A changing economy requires constant diligence and focus by humans, which is more likely evoked by humans owning the capital, labor, and land than by remote central planners.

DBx: Yes.

Philosophers can debate whether or not change implies open-endedness and, hence, genuine unpredictability and uncertainty. I believe that it does. If I’m correct, then to the extent that the economy is planned centrally, that planned part of the economy either must be prevented from changing or the central plan must be abandoned (or the plan itself changed so often that to call it a plan is an abuse of language).

Genuine change cannot be planned. By its very nature it cannot be planned. Genuine change cannot be predicted in the detail required to make planning operationally possible. And yet real economic growth (as opposed to the kind of economic ‘growth’ that was reported by and about the Soviet Union) is possible only if genuine change occurs.
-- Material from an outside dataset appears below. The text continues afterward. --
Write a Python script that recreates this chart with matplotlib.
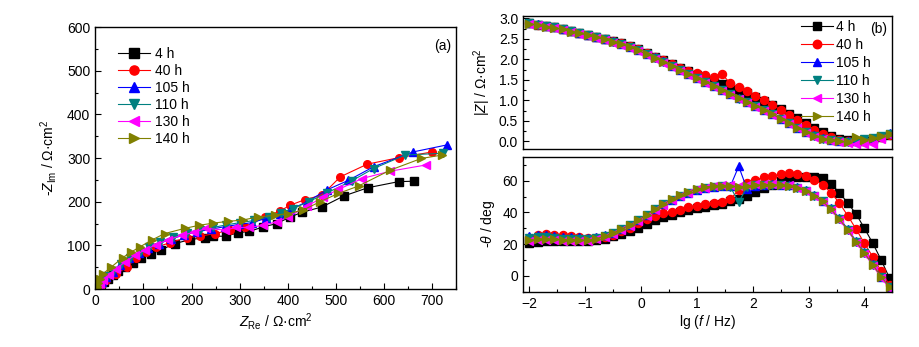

All schemes to put the direction of the economy in the hands of officials with the power to coerce resources from others are destined to fail. That clever professors, pundits, and politicians can and do use math, graphs, words, beautiful slogans, and sharp PowerPoint presentations to describe how such armed officials might engineer us all to a point closer to economic bliss proves nothing about the real world except, perhaps, that the human propensity to put faith in grand hopes while ignoring realism about human nature and (now that the 20th century is on record) ignoring also experience is dismayingly potent.